> _Written task_
The data below should be restated word for word, with every picture omitted.

> _Given information_
>> begin

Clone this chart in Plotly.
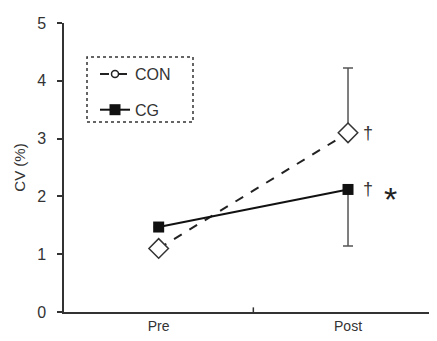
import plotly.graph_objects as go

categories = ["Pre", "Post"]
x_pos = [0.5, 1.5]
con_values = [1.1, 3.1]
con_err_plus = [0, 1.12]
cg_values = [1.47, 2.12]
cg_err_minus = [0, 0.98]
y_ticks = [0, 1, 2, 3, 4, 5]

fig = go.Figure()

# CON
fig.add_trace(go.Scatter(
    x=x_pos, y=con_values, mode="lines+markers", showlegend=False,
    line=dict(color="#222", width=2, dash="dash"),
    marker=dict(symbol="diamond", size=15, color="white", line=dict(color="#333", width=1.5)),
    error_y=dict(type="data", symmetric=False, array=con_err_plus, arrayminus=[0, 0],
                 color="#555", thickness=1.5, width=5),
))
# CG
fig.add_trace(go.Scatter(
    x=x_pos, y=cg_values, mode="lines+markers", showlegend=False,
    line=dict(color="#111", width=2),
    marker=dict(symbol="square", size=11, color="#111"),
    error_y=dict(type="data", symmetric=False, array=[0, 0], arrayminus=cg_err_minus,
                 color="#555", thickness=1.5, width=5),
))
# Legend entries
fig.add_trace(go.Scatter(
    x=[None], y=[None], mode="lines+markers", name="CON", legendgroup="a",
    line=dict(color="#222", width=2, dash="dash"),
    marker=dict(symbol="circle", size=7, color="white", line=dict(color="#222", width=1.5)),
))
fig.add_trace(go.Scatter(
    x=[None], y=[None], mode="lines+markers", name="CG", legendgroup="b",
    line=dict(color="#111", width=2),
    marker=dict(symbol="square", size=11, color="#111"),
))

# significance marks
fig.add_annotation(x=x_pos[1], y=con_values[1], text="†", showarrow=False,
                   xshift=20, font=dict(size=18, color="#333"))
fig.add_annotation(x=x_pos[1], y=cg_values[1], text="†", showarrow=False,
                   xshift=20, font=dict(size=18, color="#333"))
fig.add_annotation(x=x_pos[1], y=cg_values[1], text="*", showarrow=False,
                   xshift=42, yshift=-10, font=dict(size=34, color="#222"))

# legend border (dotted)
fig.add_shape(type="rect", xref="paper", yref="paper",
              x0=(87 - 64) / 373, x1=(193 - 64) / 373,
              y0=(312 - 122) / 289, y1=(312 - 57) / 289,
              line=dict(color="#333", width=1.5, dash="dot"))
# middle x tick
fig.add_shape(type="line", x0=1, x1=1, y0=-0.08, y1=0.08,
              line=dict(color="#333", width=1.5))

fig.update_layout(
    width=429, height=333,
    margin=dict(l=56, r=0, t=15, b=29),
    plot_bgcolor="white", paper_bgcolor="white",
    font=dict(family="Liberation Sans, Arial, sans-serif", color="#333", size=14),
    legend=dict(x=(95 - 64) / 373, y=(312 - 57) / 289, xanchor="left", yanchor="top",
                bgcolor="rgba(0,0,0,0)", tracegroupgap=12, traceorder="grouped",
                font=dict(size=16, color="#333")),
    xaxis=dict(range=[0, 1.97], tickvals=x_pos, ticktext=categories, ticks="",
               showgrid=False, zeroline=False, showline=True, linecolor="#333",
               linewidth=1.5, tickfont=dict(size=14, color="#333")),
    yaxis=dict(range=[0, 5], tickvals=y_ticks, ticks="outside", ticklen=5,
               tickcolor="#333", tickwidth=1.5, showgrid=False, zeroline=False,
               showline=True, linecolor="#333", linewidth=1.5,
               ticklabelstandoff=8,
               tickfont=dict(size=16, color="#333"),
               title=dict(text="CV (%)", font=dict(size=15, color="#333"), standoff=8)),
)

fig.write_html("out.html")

>> end

> _Written solution_
Clone this chart in Plotly.
import plotly.graph_objects as go

categories = ["Pre", "Post"]
x_pos = [0.5, 1.5]
con_values = [1.1, 3.1]
con_err_plus = [0, 1.12]
cg_values = [1.47, 2.12]
cg_err_minus = [0, 0.98]
y_ticks = [0, 1, 2, 3, 4, 5]

fig = go.Figure()

# CON
fig.add_trace(go.Scatter(
    x=x_pos, y=con_values, mode="lines+markers", showlegend=False,
    line=dict(color="#222", width=2, dash="dash"),
    marker=dict(symbol="diamond", size=15, color="white", line=dict(color="#333", width=1.5)),
    error_y=dict(type="data", symmetric=False, array=con_err_plus, arrayminus=[0, 0],
                 color="#555", thickness=1.5, width=5),
))
# CG
fig.add_trace(go.Scatter(
    x=x_pos, y=cg_values, mode="lines+markers", showlegend=False,
    line=dict(color="#111", width=2),
    marker=dict(symbol="square", size=11, color="#111"),
    error_y=dict(type="data", symmetric=False, array=[0, 0], arrayminus=cg_err_minus,
                 color="#555", thickness=1.5, width=5),
))
# Legend entries
fig.add_trace(go.Scatter(
    x=[None], y=[None], mode="lines+markers", name="CON", legendgroup="a",
    line=dict(color="#222", width=2, dash="dash"),
    marker=dict(symbol="circle", size=7, color="white", line=dict(color="#222", width=1.5)),
))
fig.add_trace(go.Scatter(
    x=[None], y=[None], mode="lines+markers", name="CG", legendgroup="b",
    line=dict(color="#111", width=2),
    marker=dict(symbol="square", size=11, color="#111"),
))

# significance marks
fig.add_annotation(x=x_pos[1], y=con_values[1], text="†", showarrow=False,
                   xshift=20, font=dict(size=18, color="#333"))
fig.add_annotation(x=x_pos[1], y=cg_values[1], text="†", showarrow=False,
                   xshift=20, font=dict(size=18, color="#333"))
fig.add_annotation(x=x_pos[1], y=cg_values[1], text="*", showarrow=False,
                   xshift=42, yshift=-10, font=dict(size=34, color="#222"))

# legend border (dotted)
fig.add_shape(type="rect", xref="paper", yref="paper",
              x0=(87 - 64) / 373, x1=(193 - 64) / 373,
              y0=(312 - 122) / 289, y1=(312 - 57) / 289,
              line=dict(color="#333", width=1.5, dash="dot"))
# middle x tick
fig.add_shape(type="line", x0=1, x1=1, y0=-0.08, y1=0.08,
              line=dict(color="#333", width=1.5))

fig.update_layout(
    width=429, height=333,
    margin=dict(l=56, r=0, t=15, b=29),
    plot_bgcolor="white", paper_bgcolor="white",
    font=dict(family="Liberation Sans, Arial, sans-serif", color="#333", size=14),
    legend=dict(x=(95 - 64) / 373, y=(312 - 57) / 289, xanchor="left", yanchor="top",
                bgcolor="rgba(0,0,0,0)", tracegroupgap=12, traceorder="grouped",
                font=dict(size=16, color="#333")),
    xaxis=dict(range=[0, 1.97], tickvals=x_pos, ticktext=categories, ticks="",
               showgrid=False, zeroline=False, showline=True, linecolor="#333",
               linewidth=1.5, tickfont=dict(size=14, color="#333")),
    yaxis=dict(range=[0, 5], tickvals=y_ticks, ticks="outside", ticklen=5,
               tickcolor="#333", tickwidth=1.5, showgrid=False, zeroline=False,
               showline=True, linecolor="#333", linewidth=1.5,
               ticklabelstandoff=8,
               tickfont=dict(size=16, color="#333"),
               title=dict(text="CV (%)", font=dict(size=15, color="#333"), standoff=8)),
)

fig.write_html("out.html")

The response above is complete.